- **INSTRUCTION**:
Look at the data below and print exactly the lines from its first line through the line with "const series = [siteA5, siteA10, siteB5, siteB10];"; the pictures stay out of the copy.
** Start GIVEN MATERIAL **
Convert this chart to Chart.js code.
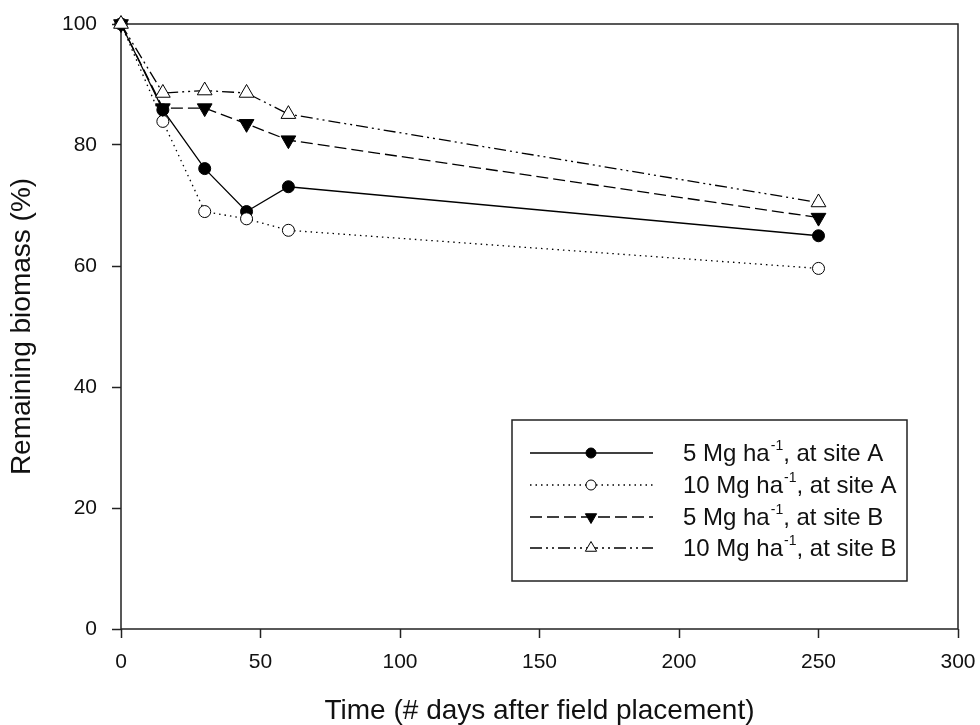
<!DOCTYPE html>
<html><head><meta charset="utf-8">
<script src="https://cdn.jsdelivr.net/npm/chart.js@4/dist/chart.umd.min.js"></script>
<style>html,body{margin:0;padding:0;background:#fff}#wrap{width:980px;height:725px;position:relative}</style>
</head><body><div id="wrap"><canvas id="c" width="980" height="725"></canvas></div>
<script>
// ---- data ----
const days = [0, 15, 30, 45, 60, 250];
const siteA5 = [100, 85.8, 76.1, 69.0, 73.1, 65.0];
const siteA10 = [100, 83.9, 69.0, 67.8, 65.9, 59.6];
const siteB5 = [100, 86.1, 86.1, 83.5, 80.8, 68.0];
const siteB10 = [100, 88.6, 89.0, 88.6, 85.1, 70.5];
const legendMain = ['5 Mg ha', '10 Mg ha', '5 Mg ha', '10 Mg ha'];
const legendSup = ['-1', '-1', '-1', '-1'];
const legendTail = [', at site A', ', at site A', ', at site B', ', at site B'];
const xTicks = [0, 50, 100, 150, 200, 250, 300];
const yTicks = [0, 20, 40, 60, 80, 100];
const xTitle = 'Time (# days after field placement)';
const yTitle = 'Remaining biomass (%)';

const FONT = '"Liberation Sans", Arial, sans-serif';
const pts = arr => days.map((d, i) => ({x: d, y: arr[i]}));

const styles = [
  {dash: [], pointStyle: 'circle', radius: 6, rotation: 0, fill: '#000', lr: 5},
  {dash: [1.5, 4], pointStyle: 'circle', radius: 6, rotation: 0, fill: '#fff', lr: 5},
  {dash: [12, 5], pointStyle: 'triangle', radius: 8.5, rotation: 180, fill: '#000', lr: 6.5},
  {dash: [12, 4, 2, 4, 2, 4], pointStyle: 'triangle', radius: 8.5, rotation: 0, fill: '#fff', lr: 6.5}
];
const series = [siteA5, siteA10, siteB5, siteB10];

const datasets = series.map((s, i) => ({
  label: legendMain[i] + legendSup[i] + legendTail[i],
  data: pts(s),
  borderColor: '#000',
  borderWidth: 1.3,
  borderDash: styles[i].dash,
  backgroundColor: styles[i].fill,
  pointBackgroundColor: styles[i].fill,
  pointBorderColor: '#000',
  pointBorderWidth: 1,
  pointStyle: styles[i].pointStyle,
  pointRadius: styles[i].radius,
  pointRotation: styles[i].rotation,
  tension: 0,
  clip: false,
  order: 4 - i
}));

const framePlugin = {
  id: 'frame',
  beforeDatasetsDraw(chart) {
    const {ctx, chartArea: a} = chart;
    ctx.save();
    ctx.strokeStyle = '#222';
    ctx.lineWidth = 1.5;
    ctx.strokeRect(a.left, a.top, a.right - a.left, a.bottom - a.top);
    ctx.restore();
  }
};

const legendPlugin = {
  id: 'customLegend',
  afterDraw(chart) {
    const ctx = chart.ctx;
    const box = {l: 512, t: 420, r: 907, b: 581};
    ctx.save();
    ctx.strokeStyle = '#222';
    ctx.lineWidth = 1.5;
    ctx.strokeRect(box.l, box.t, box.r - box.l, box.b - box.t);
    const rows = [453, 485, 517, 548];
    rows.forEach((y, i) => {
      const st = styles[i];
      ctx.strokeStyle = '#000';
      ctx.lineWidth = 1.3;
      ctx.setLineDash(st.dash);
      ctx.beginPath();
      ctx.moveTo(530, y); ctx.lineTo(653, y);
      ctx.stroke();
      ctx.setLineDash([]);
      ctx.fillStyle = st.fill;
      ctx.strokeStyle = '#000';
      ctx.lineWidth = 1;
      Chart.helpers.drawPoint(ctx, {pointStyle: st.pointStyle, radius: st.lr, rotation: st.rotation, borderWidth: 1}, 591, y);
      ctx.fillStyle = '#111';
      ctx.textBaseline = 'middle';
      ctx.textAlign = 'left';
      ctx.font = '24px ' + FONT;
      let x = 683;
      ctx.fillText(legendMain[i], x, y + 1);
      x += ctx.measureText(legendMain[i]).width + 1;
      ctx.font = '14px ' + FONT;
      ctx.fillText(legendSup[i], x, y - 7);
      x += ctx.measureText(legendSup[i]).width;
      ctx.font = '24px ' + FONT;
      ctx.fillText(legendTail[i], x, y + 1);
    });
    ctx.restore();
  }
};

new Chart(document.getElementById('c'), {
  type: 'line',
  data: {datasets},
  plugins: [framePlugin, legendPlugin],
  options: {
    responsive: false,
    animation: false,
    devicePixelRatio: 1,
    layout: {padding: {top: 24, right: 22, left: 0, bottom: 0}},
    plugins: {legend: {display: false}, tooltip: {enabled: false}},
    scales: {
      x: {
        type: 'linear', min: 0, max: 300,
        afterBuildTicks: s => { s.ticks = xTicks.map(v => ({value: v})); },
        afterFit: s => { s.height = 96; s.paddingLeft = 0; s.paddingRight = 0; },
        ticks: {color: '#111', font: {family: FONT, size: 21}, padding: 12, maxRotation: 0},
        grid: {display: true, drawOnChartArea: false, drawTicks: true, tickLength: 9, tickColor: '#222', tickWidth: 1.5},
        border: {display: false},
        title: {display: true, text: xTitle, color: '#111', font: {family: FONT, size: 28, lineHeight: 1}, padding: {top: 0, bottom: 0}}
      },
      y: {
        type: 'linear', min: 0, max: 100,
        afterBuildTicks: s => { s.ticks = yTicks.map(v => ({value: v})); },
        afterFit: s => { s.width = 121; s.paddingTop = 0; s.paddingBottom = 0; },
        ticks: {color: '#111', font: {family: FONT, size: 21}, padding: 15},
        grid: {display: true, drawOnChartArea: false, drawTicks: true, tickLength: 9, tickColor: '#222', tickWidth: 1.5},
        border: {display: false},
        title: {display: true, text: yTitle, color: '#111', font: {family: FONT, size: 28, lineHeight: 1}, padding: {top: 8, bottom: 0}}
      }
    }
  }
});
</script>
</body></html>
** End GIVEN MATERIAL **
- **RESULT FOR THIS TASK**:
Convert this chart to Chart.js code.
<!DOCTYPE html>
<html><head><meta charset="utf-8">
<script src="https://cdn.jsdelivr.net/npm/chart.js@4/dist/chart.umd.min.js"></script>
<style>html,body{margin:0;padding:0;background:#fff}#wrap{width:980px;height:725px;position:relative}</style>
</head><body><div id="wrap"><canvas id="c" width="980" height="725"></canvas></div>
<script>
// ---- data ----
const days = [0, 15, 30, 45, 60, 250];
const siteA5 = [100, 85.8, 76.1, 69.0, 73.1, 65.0];
const siteA10 = [100, 83.9, 69.0, 67.8, 65.9, 59.6];
const siteB5 = [100, 86.1, 86.1, 83.5, 80.8, 68.0];
const siteB10 = [100, 88.6, 89.0, 88.6, 85.1, 70.5];
const legendMain = ['5 Mg ha', '10 Mg ha', '5 Mg ha', '10 Mg ha'];
const legendSup = ['-1', '-1', '-1', '-1'];
const legendTail = [', at site A', ', at site A', ', at site B', ', at site B'];
const xTicks = [0, 50, 100, 150, 200, 250, 300];
const yTicks = [0, 20, 40, 60, 80, 100];
const xTitle = 'Time (# days after field placement)';
const yTitle = 'Remaining biomass (%)';

const FONT = '"Liberation Sans", Arial, sans-serif';
const pts = arr => days.map((d, i) => ({x: d, y: arr[i]}));

const styles = [
  {dash: [], pointStyle: 'circle', radius: 6, rotation: 0, fill: '#000', lr: 5},
  {dash: [1.5, 4], pointStyle: 'circle', radius: 6, rotation: 0, fill: '#fff', lr: 5},
  {dash: [12, 5], pointStyle: 'triangle', radius: 8.5, rotation: 180, fill: '#000', lr: 6.5},
  {dash: [12, 4, 2, 4, 2, 4], pointStyle: 'triangle', radius: 8.5, rotation: 0, fill: '#fff', lr: 6.5}
];
const series = [siteA5, siteA10, siteB5, siteB10];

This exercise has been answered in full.